Collected data:

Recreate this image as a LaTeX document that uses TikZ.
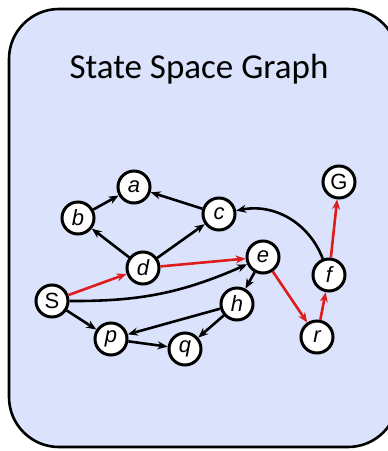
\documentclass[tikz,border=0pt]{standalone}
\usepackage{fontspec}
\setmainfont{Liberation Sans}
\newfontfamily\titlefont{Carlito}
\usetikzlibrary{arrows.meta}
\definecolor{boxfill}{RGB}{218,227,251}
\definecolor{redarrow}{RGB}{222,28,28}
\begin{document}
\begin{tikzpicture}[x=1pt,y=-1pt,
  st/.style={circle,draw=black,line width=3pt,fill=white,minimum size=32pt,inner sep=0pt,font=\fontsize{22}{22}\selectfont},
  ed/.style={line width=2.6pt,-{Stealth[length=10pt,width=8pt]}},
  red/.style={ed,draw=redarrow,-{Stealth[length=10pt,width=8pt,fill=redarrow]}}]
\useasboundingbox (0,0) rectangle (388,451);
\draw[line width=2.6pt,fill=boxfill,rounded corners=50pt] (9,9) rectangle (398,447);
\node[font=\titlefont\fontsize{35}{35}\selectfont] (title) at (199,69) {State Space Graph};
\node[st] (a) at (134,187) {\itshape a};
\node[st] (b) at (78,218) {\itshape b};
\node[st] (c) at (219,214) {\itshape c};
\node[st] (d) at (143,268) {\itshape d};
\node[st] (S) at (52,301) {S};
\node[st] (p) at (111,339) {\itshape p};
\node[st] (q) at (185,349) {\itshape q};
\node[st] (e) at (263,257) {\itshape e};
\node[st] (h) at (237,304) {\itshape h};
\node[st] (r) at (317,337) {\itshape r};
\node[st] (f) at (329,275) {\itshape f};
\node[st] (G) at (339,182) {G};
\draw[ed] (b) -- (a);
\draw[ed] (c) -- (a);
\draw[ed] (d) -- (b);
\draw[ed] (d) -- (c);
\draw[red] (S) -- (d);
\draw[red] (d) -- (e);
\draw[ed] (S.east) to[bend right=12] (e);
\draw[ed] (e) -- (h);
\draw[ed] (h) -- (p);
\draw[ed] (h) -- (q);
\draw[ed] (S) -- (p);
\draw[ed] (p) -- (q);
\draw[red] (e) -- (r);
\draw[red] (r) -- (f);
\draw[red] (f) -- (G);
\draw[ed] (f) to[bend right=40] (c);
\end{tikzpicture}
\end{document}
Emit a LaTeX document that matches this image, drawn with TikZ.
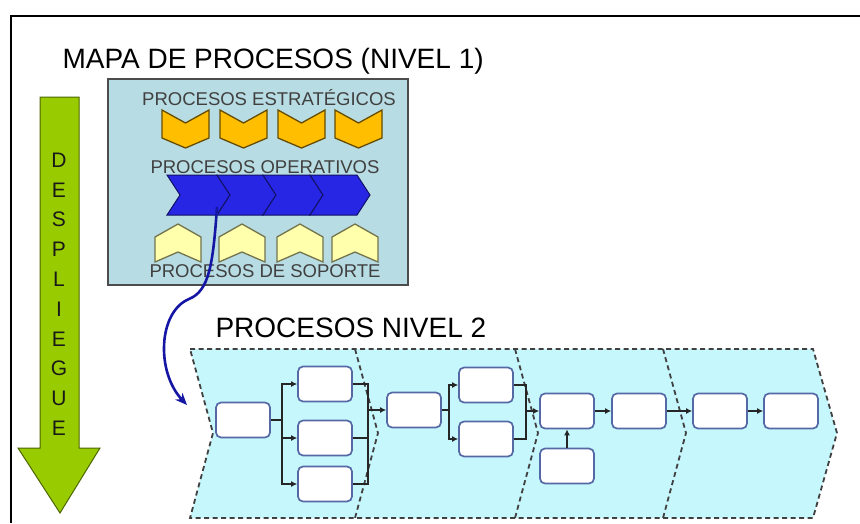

◆ Instructions to follow
Gather up, from the records above, each line where the word "that" appears.

◆ Written reply
Recreate this image as a LaTeX document that uses TikZ.
Emit a LaTeX document that matches this image, drawn with TikZ.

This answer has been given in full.